Independently, a coalition of advocacy groups sent President Obama an open letter on Tuesday urging him to veto the 2013 National Defense Authorization Act if it impedes the administration's ability to close Guantánamo.
Thus, though U.S. detention policy was not a contested part of the 2012 election, it may reemerge as a political issue. Benjamin Wittes of the Brookings Institution noted in his essential volume Detention and Denial that current public discussion of the issue represents "denial and obfuscation," in that "we pretend that noncriminal detention doesn't exist or that we're phasing it out" rather than facing the daunting task of reforming it.
The early stages of this new round of wrangling over detention policy, unfortunately, seem to represent another step in the direction of denial rather than toward reform.

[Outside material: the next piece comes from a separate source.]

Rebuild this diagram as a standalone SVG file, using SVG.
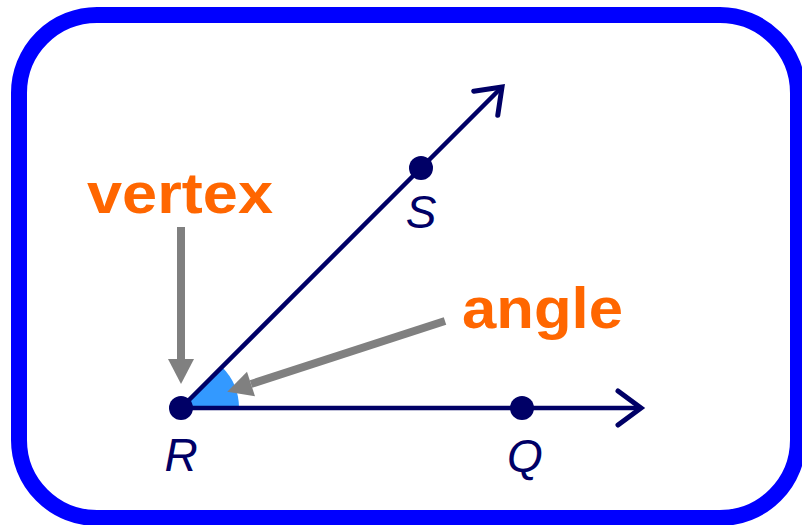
<svg xmlns="http://www.w3.org/2000/svg" width="802" height="525" viewBox="0 0 802 525">
<style>
.ray{stroke:#000066;stroke-width:4.5;fill:none}
.chev{stroke:#000066;stroke-width:5;fill:none;stroke-linejoin:miter;stroke-linecap:round}
.dot{fill:#000066}
.pt{font-family:"Liberation Sans",Arial,sans-serif;font-style:italic;font-size:46px;fill:#000066;text-anchor:middle}
.lbl{font-family:"Liberation Sans",Arial,sans-serif;font-weight:bold;font-size:58px;fill:#ff6600}
.ptr{stroke:#808080;stroke-width:8;fill:none}
</style>
<defs>
<marker id="chev" markerUnits="userSpaceOnUse" orient="auto" refX="0" refY="0" markerWidth="60" markerHeight="60" viewBox="-30 -30 60 60" overflow="visible">
<path class="chev" d="M-23,-17 L0,0 L-23,17"/>
</marker>
<marker id="gh" markerUnits="userSpaceOnUse" orient="auto" refX="0" refY="13" markerWidth="26" markerHeight="26" viewBox="0 0 26 26" overflow="visible">
<path d="M0,0 L25,13 L0,26 z" fill="#808080"/>
</marker>
</defs>
<rect x="19" y="15" width="779" height="503" rx="78" ry="78" fill="#ffffff" stroke="#0000ff" stroke-width="16"/>
<g id="angle-wedge"><path d="M181,408 L239,408 A58,58 0 0,0 222,367 Z" fill="#3399ff"/></g>
<g id="connectors">
<line class="ray" x1="181" y1="408" x2="641" y2="408" marker-end="url(#chev)"/>
<line class="ray" x1="181" y1="408" x2="502" y2="87" marker-end="url(#chev)"/>
<line class="ptr" x1="181" y1="227" x2="181" y2="359" marker-end="url(#gh)"/>
<line class="ptr" x1="445" y1="321" x2="251" y2="384" marker-end="url(#gh)"/>
</g>
<g id="R"><circle class="dot" cx="181" cy="408" r="12"/><text class="pt" x="181" y="471">R</text></g>
<g id="S"><circle class="dot" cx="421" cy="168" r="12"/><text class="pt" x="421" y="228">S</text></g>
<g id="Q"><circle class="dot" cx="522" cy="408" r="12"/><text class="pt" x="525" y="472">Q</text></g>
<g id="vertex"><text class="lbl" x="87" y="213" textLength="186" lengthAdjust="spacingAndGlyphs">vertex</text></g>
<g id="angle"><text class="lbl" x="462" y="328" textLength="161" lengthAdjust="spacingAndGlyphs">angle</text></g>
</svg>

At the outset, let's not pretend that physically moving Guantánamo detainees into the United States addresses any of the reasons noncriminal detention has been controversial. True, moving the location of detention removes the physical symbol of Gitmo, which has a great deal of resonance internationally. But the substance of the policy would not change if detainees were housed in Illinois rather than Guantánamo. The same laws, rules of evidence, and construction of presidential power would remain even if the location shifted. Yet this renewed debate is largely shaping up as an argument over where detainees should be held.